Try this approach. Check code note for more details.

import java.util.Scanner;

class EvenOrOdd {

public static void main(String[] args) {
    Scanner myScanner = new Scanner(System.in);

    System.out.println("Welcome to my program that checks if a number is even or odd.");

    String input=null;
    int number;
    boolean flag=true;  // loop flag
    do {
        System.out.println();
        System.out.print("Please type number in a number ['q' to quit]: ");

        // Take user input as String
        input=myScanner.nextLine();


        try 
        {
            // convert the string value to integer value
            number = Integer.parseInt(input);

            if (number % 2 == 0)
            {
                System.out.println(number + " is Even.");
            }
            else
            {
                System.out.println(number + " is Odd.");
            }
        } 
        catch (NumberFormatException nfe) 
        {
           // control goes here if input is not integer value
            if(input.equals("q"))   // exist option
                flag=false;
            else    // invalid input
                System.out.println("Invalid input, Please enter integer value or (q) to exist");


        }


    } while (flag);

}
}

Answer 6

You should update your method flow, you are actually trying to pass and intger validation for a string so first take the input as String and check whether it is your quit character q then if it is not try to parse the string to and int primitive with Integer.parseInt(input) and test if it is Odd or Even. If the process fails assuming it is neither a q nor a number (any other character), then a message will be prompted for user telling him to use a valid number or "q" to quit:

import java.util.Scanner;

class EvenOrOdd {

public static void main(String[] args) {
  Scanner myScanner = new Scanner(System.in);

  System.out.println("Welcome to my program that checks if a number is even or odd.");

  while (true) {
    System.out.println();
    System.out.print("Please type number in a number ['q' to quit]: ");

    int number;
    String input = myScanner.next();
    if (input.equals("q")) {
      break;
    } else {
      try {
        number = Integer.parseInt(input);
        if (number % 2 == 0) {
           System.out.println(number + " is Even.");
        } else {
           System.out.println(number + " is Odd.");
        }
        } catch (NumberFormatException nfe) {
           System.out.println("Enter valid number or \"q\" to quit!");
        }
      }
    }
  }
}

Answer 7

It is because the program is expecting a input of int-type, basically the program outputs: Please type number in a number ['q' to quit], and after that it will reach the myScanner.nextInt(); line and will be waiting for a input, and since "q" is not a integer it will throw an exception.

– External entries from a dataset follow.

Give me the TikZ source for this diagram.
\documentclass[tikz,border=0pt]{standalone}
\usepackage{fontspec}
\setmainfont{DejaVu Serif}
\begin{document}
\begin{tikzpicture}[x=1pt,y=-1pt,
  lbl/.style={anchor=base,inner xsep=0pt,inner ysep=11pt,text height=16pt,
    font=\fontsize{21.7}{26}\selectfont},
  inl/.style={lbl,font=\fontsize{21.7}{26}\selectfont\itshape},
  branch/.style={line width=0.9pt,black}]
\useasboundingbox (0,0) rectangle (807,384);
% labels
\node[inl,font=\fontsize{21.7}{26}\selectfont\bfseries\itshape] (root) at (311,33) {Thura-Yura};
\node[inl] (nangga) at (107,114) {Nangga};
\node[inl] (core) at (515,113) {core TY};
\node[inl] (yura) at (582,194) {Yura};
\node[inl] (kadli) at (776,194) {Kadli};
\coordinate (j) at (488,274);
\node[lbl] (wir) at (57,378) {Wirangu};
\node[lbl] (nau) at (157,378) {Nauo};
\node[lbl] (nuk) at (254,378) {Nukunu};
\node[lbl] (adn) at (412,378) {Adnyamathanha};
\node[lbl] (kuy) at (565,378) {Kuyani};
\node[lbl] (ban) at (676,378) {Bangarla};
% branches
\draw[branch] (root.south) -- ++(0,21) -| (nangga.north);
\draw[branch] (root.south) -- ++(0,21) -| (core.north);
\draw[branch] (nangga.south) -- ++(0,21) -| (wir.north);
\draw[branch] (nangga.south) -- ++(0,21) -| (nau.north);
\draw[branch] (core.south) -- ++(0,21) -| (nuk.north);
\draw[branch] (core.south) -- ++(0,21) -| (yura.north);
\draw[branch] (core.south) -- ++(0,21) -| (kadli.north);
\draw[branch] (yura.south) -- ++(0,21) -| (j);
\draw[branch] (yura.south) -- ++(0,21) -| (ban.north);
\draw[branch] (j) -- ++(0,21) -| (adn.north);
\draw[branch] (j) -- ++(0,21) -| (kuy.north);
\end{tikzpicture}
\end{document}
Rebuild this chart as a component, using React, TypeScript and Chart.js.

A quick solution would be to use myScanner.nextLine() and then convert the string into a integer unless it is equal to 'q'. Something like this:

import java.util.Scanner;

public class EvenOrOdd {

    public static void main(String[] args) {
        Scanner myScanner = new Scanner(System.in);

        System.out.println("Welcome to my program that checks if a number is even or odd.");

        while (true) {
            System.out.println();
            System.out.print("Please type number in a number ['q' to quit]: ");

            String string = myScanner.nextLine();
            int number = 0;

            if (string.equals("q")) {
                myScanner.close(); // Close the scanner.
                break;
            } else if ((number = toInteger(string)) == -1){  // Is the string a number, less than Integer.MAX_VALUE and greater than Integer.MIN_VALUE?
                System.out.printf("%s is not a valid integer!%n",string);
            } else if (number % 2 == 0) {
                System.out.println(number + " is Even.");
            } else {
                System.out.println(number + " is Odd.");
            }
        }
    }

    private static int toInteger(String str){
        try{
            return Math.abs(Integer.parseInt(str));
        }catch(NumberFormatException e){
            return -1;
        }
    }
}

By the way, always close the scanner, otherwise a resource leak may occur.